begin Data provided

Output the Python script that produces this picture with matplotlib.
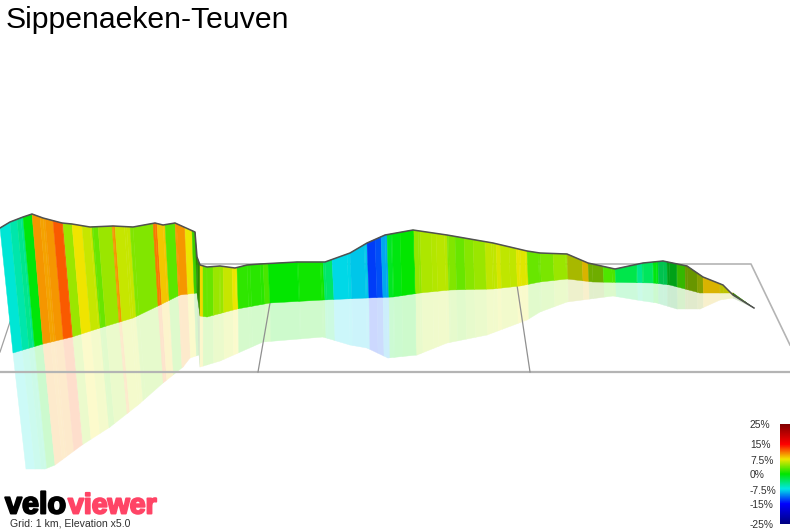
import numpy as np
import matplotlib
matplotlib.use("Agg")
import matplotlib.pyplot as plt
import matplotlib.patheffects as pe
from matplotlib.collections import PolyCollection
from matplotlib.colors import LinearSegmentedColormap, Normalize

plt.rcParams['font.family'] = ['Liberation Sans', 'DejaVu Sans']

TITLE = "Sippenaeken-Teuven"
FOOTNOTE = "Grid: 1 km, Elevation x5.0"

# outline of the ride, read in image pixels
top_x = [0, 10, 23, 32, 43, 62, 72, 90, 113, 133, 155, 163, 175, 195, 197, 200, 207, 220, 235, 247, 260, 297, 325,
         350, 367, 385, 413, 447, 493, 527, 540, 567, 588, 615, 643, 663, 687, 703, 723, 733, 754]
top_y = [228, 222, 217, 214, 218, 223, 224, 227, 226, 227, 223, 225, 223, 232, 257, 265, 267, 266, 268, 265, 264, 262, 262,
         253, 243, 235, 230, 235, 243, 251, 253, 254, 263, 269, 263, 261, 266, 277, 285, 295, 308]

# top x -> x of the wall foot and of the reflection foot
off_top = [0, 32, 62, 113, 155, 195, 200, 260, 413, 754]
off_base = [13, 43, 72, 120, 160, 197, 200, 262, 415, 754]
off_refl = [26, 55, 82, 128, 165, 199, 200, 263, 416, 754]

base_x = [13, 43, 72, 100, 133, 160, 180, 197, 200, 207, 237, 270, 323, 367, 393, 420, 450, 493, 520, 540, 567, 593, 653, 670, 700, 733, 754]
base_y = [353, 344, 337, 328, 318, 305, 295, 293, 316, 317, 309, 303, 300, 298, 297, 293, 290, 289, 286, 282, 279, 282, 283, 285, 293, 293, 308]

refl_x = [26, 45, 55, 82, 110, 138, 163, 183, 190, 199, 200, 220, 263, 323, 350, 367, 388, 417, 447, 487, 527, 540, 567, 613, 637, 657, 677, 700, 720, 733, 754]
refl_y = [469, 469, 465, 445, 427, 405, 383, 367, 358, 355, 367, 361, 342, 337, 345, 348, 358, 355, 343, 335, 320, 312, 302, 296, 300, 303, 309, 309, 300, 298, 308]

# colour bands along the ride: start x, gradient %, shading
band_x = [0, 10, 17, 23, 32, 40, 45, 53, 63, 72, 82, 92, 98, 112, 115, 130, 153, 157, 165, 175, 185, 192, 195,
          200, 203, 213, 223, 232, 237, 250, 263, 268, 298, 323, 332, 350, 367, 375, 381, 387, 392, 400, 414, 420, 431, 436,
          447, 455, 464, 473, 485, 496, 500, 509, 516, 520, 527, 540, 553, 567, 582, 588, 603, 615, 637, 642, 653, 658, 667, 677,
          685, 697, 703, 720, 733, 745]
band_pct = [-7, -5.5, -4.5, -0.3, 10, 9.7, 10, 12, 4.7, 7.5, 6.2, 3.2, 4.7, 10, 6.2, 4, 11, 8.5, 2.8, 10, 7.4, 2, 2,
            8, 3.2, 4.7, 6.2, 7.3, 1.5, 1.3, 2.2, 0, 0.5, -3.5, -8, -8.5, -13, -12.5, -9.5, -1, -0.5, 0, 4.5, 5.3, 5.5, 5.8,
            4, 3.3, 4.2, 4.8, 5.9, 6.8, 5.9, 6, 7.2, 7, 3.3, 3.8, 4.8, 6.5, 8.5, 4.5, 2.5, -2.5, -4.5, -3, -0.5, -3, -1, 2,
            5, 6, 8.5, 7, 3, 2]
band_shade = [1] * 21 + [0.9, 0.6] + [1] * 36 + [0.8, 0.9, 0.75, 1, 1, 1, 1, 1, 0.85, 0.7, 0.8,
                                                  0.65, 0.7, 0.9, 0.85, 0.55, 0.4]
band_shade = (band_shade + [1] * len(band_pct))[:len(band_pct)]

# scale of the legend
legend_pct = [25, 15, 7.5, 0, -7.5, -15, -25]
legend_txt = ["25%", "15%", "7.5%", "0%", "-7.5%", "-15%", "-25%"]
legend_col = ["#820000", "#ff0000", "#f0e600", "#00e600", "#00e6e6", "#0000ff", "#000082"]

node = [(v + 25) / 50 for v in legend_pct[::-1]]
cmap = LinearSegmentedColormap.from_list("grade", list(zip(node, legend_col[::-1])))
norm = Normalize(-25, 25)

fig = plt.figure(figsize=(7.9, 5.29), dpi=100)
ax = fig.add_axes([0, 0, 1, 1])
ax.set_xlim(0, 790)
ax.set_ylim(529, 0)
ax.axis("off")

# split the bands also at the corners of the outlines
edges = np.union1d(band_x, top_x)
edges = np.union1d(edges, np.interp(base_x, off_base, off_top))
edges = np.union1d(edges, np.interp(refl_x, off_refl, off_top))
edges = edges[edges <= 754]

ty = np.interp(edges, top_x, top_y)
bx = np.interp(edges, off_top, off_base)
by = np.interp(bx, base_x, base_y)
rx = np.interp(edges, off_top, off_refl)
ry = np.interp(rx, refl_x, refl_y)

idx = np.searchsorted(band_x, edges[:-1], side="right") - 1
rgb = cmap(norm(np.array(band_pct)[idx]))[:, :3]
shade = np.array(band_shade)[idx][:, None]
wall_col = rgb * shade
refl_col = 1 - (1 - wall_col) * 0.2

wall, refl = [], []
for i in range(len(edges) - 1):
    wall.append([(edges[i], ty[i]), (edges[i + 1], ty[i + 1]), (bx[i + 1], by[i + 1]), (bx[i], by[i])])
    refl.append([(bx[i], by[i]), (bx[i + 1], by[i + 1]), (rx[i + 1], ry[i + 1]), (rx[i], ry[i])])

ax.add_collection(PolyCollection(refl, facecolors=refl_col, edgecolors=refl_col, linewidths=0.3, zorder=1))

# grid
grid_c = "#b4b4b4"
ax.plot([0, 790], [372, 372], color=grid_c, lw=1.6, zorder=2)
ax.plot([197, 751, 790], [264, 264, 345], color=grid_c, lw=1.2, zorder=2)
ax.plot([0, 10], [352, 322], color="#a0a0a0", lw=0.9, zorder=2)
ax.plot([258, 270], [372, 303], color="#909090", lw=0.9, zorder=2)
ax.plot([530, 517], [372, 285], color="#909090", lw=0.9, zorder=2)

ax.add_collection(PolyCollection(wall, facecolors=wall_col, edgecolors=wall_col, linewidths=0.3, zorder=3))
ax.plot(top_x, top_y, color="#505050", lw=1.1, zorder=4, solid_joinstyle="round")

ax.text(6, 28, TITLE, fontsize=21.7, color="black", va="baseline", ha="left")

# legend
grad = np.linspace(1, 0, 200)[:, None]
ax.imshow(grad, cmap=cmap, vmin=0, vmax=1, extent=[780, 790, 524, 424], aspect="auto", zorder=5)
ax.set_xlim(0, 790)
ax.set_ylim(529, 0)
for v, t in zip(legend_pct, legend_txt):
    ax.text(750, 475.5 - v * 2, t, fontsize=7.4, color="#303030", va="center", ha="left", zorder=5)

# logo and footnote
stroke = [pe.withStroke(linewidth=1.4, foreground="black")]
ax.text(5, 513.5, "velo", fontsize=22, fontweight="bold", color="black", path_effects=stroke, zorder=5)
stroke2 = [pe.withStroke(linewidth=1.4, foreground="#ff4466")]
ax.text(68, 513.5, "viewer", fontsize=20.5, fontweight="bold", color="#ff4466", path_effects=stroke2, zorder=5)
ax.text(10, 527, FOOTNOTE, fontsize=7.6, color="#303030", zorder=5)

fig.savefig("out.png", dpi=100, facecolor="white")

end Data provided

**Exercise requirements**
Return exactly what appears from the opening line of the material through the line with "300, 298, 308]", apart from the pictures.

**Complete response**
Output the Python script that produces this picture with matplotlib.
import numpy as np
import matplotlib
matplotlib.use("Agg")
import matplotlib.pyplot as plt
import matplotlib.patheffects as pe
from matplotlib.collections import PolyCollection
from matplotlib.colors import LinearSegmentedColormap, Normalize

plt.rcParams['font.family'] = ['Liberation Sans', 'DejaVu Sans']

TITLE = "Sippenaeken-Teuven"
FOOTNOTE = "Grid: 1 km, Elevation x5.0"

# outline of the ride, read in image pixels
top_x = [0, 10, 23, 32, 43, 62, 72, 90, 113, 133, 155, 163, 175, 195, 197, 200, 207, 220, 235, 247, 260, 297, 325,
         350, 367, 385, 413, 447, 493, 527, 540, 567, 588, 615, 643, 663, 687, 703, 723, 733, 754]
top_y = [228, 222, 217, 214, 218, 223, 224, 227, 226, 227, 223, 225, 223, 232, 257, 265, 267, 266, 268, 265, 264, 262, 262,
         253, 243, 235, 230, 235, 243, 251, 253, 254, 263, 269, 263, 261, 266, 277, 285, 295, 308]

# top x -> x of the wall foot and of the reflection foot
off_top = [0, 32, 62, 113, 155, 195, 200, 260, 413, 754]
off_base = [13, 43, 72, 120, 160, 197, 200, 262, 415, 754]
off_refl = [26, 55, 82, 128, 165, 199, 200, 263, 416, 754]

base_x = [13, 43, 72, 100, 133, 160, 180, 197, 200, 207, 237, 270, 323, 367, 393, 420, 450, 493, 520, 540, 567, 593, 653, 670, 700, 733, 754]
base_y = [353, 344, 337, 328, 318, 305, 295, 293, 316, 317, 309, 303, 300, 298, 297, 293, 290, 289, 286, 282, 279, 282, 283, 285, 293, 293, 308]

refl_x = [26, 45, 55, 82, 110, 138, 163, 183, 190, 199, 200, 220, 263, 323, 350, 367, 388, 417, 447, 487, 527, 540, 567, 613, 637, 657, 677, 700, 720, 733, 754]
refl_y = [469, 469, 465, 445, 427, 405, 383, 367, 358, 355, 367, 361, 342, 337, 345, 348, 358, 355, 343, 335, 320, 312, 302, 296, 300, 303, 309, 309, 300, 298, 308]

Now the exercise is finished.